--- start Data shown ---
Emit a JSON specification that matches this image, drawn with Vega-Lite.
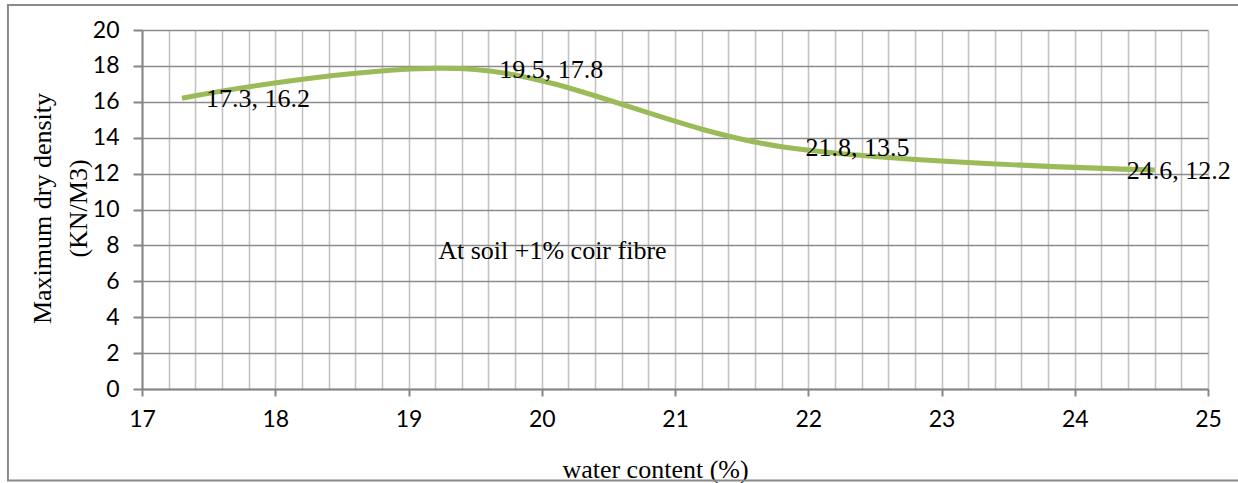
{
  "$schema": "https://vega.github.io/schema/vega-lite/v6.json",
  "width": 1066,
  "height": 359,
  "autosize": "none",
  "padding": {"left": 142, "top": 30, "right": 30, "bottom": 94},
  "background": "white",
  "config": {"view": {"stroke": null}},
  "data": {"values": [
    {"water": 17.3, "density": 16.2, "label": "17.3, 16.2", "side": "right"},
    {"water": 19.5, "density": 17.8, "label": "19.5, 17.8", "side": "right"},
    {"water": 21.8, "density": 13.5, "label": "21.8, 13.5", "side": "right"},
    {"water": 24.6, "density": 12.2, "label": "24.6, 12.2", "side": "left"}
  ]},
  "encoding": {
    "x": {"field": "water", "type": "quantitative",
      "scale": {"domain": [17, 25], "nice": false, "zero": false},
      "axis": {
        "title": "water content (%)",
        "titleFont": "Liberation Serif", "titleFontSize": 26, "titleFontWeight": "normal", "titleColor": "black",
        "titleX": 513, "titleY": 88, "titleBaseline": "alphabetic", "titleAnchor": null, "titleAlign": "center",
        "values": [17,17.2,17.4,17.6,17.8,18,18.2,18.4,18.6,18.8,19,19.2,19.4,19.6,19.8,20,20.2,20.4,20.6,20.8,21,21.2,21.4,21.6,21.8,22,22.2,22.4,22.6,22.8,23,23.2,23.4,23.6,23.8,24,24.2,24.4,24.6,24.8,25],
        "labelExpr": "abs(datum.value - round(datum.value)) < 0.01 ? format(round(datum.value), 'd') : ''",
        "labelOverlap": false, "labelBound": false, "labelFlush": false,
        "labelFont": "Lato", "labelFontSize": 23, "labelColor": "black", "labelPadding": 12,
        "grid": true, "gridColor": "#c3c3c3", "gridWidth": 1.6,
        "domainColor": "#868686", "domainWidth": 2,
        "tickColor": "#868686", "tickWidth": 2, "tickSize": 7,
        "tickOpacity": {"condition": {"test": "abs(datum.value - round(datum.value)) < 0.01", "value": 1}, "value": 0}
      }},
    "y": {"field": "density", "type": "quantitative",
      "scale": {"domain": [0, 20], "nice": false},
      "axis": {
        "title": ["Maximum dry density", "(KN/M3)"],
        "titleFont": "Liberation Serif", "titleFontSize": 26, "titleFontWeight": "normal", "titleColor": "black",
        "titleAngle": -90, "titleX": -92, "titleY": 178, "titleBaseline": "alphabetic", "titleAlign": "center", "titleAnchor": null,
        "titleLineHeight": 36,
        "values": [0,2,4,6,8,10,12,14,16,18,20],
        "labelFont": "Lato", "labelFontSize": 23, "labelColor": "black", "labelPadding": 14,
        "grid": true, "gridColor": "#8c8c8c", "gridWidth": 1.6,
        "domainColor": "#868686", "domainWidth": 2,
        "tickColor": "#868686", "tickWidth": 2, "tickSize": 9
      }}
  },
  "layer": [
    {
      "transform": [{"filter": "datum.side == 'left'"}],
      "mark": {"type": "rect", "fill": null, "stroke": "#8a8a8a", "strokeWidth": 2, "clip": false},
      "encoding": {
        "x": {"datum": 15.994},
        "x2": {"datum": 25.26},
        "y": {"datum": 21.39},
        "y2": {"datum": -5.1}
      }
    },
    {
      "mark": {"type": "line", "color": "#9BBB59", "strokeWidth": 5, "interpolate": "cardinal", "strokeCap": "butt"}
    },
    {
      "transform": [{"filter": "datum.side == 'right'"}],
      "mark": {"type": "text", "font": "Liberation Serif", "fontSize": 26, "align": "left", "baseline": "alphabetic", "dx": 24, "dy": 9, "color": "black"},
      "encoding": {"text": {"field": "label"}}
    },
    {
      "transform": [{"filter": "datum.side == 'left'"}],
      "mark": {"type": "text", "font": "Liberation Serif", "fontSize": 26, "align": "left", "baseline": "alphabetic", "dx": -28, "dy": 9, "color": "black"},
      "encoding": {"text": {"field": "label"}}
    },
    {
      "transform": [{"filter": "datum.side == 'left'"}],
      "mark": {"type": "text", "font": "Liberation Serif", "fontSize": 26, "align": "center", "baseline": "alphabetic", "color": "black"},
      "encoding": {
        "x": {"datum": 20.08},
        "y": {"datum": 7.24},
        "text": {"value": "At soil +1% coir fibre"}
      }
    }
  ]
}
--- end Data shown ---
### What to produce:
Copy each line above precisely, dropping the pictures.

### Output:
Emit a JSON specification that matches this image, drawn with Vega-Lite.
{
  "$schema": "https://vega.github.io/schema/vega-lite/v6.json",
  "width": 1066,
  "height": 359,
  "autosize": "none",
  "padding": {"left": 142, "top": 30, "right": 30, "bottom": 94},
  "background": "white",
  "config": {"view": {"stroke": null}},
  "data": {"values": [
    {"water": 17.3, "density": 16.2, "label": "17.3, 16.2", "side": "right"},
    {"water": 19.5, "density": 17.8, "label": "19.5, 17.8", "side": "right"},
    {"water": 21.8, "density": 13.5, "label": "21.8, 13.5", "side": "right"},
    {"water": 24.6, "density": 12.2, "label": "24.6, 12.2", "side": "left"}
  ]},
  "encoding": {
    "x": {"field": "water", "type": "quantitative",
      "scale": {"domain": [17, 25], "nice": false, "zero": false},
      "axis": {
        "title": "water content (%)",
        "titleFont": "Liberation Serif", "titleFontSize": 26, "titleFontWeight": "normal", "titleColor": "black",
        "titleX": 513, "titleY": 88, "titleBaseline": "alphabetic", "titleAnchor": null, "titleAlign": "center",
        "values": [17,17.2,17.4,17.6,17.8,18,18.2,18.4,18.6,18.8,19,19.2,19.4,19.6,19.8,20,20.2,20.4,20.6,20.8,21,21.2,21.4,21.6,21.8,22,22.2,22.4,22.6,22.8,23,23.2,23.4,23.6,23.8,24,24.2,24.4,24.6,24.8,25],
        "labelExpr": "abs(datum.value - round(datum.value)) < 0.01 ? format(round(datum.value), 'd') : ''",
        "labelOverlap": false, "labelBound": false, "labelFlush": false,
        "labelFont": "Lato", "labelFontSize": 23, "labelColor": "black", "labelPadding": 12,
        "grid": true, "gridColor": "#c3c3c3", "gridWidth": 1.6,
        "domainColor": "#868686", "domainWidth": 2,
        "tickColor": "#868686", "tickWidth": 2, "tickSize": 7,
        "tickOpacity": {"condition": {"test": "abs(datum.value - round(datum.value)) < 0.01", "value": 1}, "value": 0}
      }},
    "y": {"field": "density", "type": "quantitative",
      "scale": {"domain": [0, 20], "nice": false},
      "axis": {
        "title": ["Maximum dry density", "(KN/M3)"],
        "titleFont": "Liberation Serif", "titleFontSize": 26, "titleFontWeight": "normal", "titleColor": "black",
        "titleAngle": -90, "titleX": -92, "titleY": 178, "titleBaseline": "alphabetic", "titleAlign": "center", "titleAnchor": null,
        "titleLineHeight": 36,
        "values": [0,2,4,6,8,10,12,14,16,18,20],
        "labelFont": "Lato", "labelFontSize": 23, "labelColor": "black", "labelPadding": 14,
        "grid": true, "gridColor": "#8c8c8c", "gridWidth": 1.6,
        "domainColor": "#868686", "domainWidth": 2,
        "tickColor": "#868686", "tickWidth": 2, "tickSize": 9
      }}
  },
  "layer": [
    {
      "transform": [{"filter": "datum.side == 'left'"}],
      "mark": {"type": "rect", "fill": null, "stroke": "#8a8a8a", "strokeWidth": 2, "clip": false},
      "encoding": {
        "x": {"datum": 15.994},
        "x2": {"datum": 25.26},
        "y": {"datum": 21.39},
        "y2": {"datum": -5.1}
      }
    },
    {
      "mark": {"type": "line", "color": "#9BBB59", "strokeWidth": 5, "interpolate": "cardinal", "strokeCap": "butt"}
    },
    {
      "transform": [{"filter": "datum.side == 'right'"}],
      "mark": {"type": "text", "font": "Liberation Serif", "fontSize": 26, "align": "left", "baseline": "alphabetic", "dx": 24, "dy": 9, "color": "black"},
      "encoding": {"text": {"field": "label"}}
    },
    {
      "transform": [{"filter": "datum.side == 'left'"}],
      "mark": {"type": "text", "font": "Liberation Serif", "fontSize": 26, "align": "left", "baseline": "alphabetic", "dx": -28, "dy": 9, "color": "black"},
      "encoding": {"text": {"field": "label"}}
    },
    {
      "transform": [{"filter": "datum.side == 'left'"}],
      "mark": {"type": "text", "font": "Liberation Serif", "fontSize": 26, "align": "center", "baseline": "alphabetic", "color": "black"},
      "encoding": {
        "x": {"datum": 20.08},
        "y": {"datum": 7.24},
        "text": {"value": "At soil +1% coir fibre"}
      }
    }
  ]
}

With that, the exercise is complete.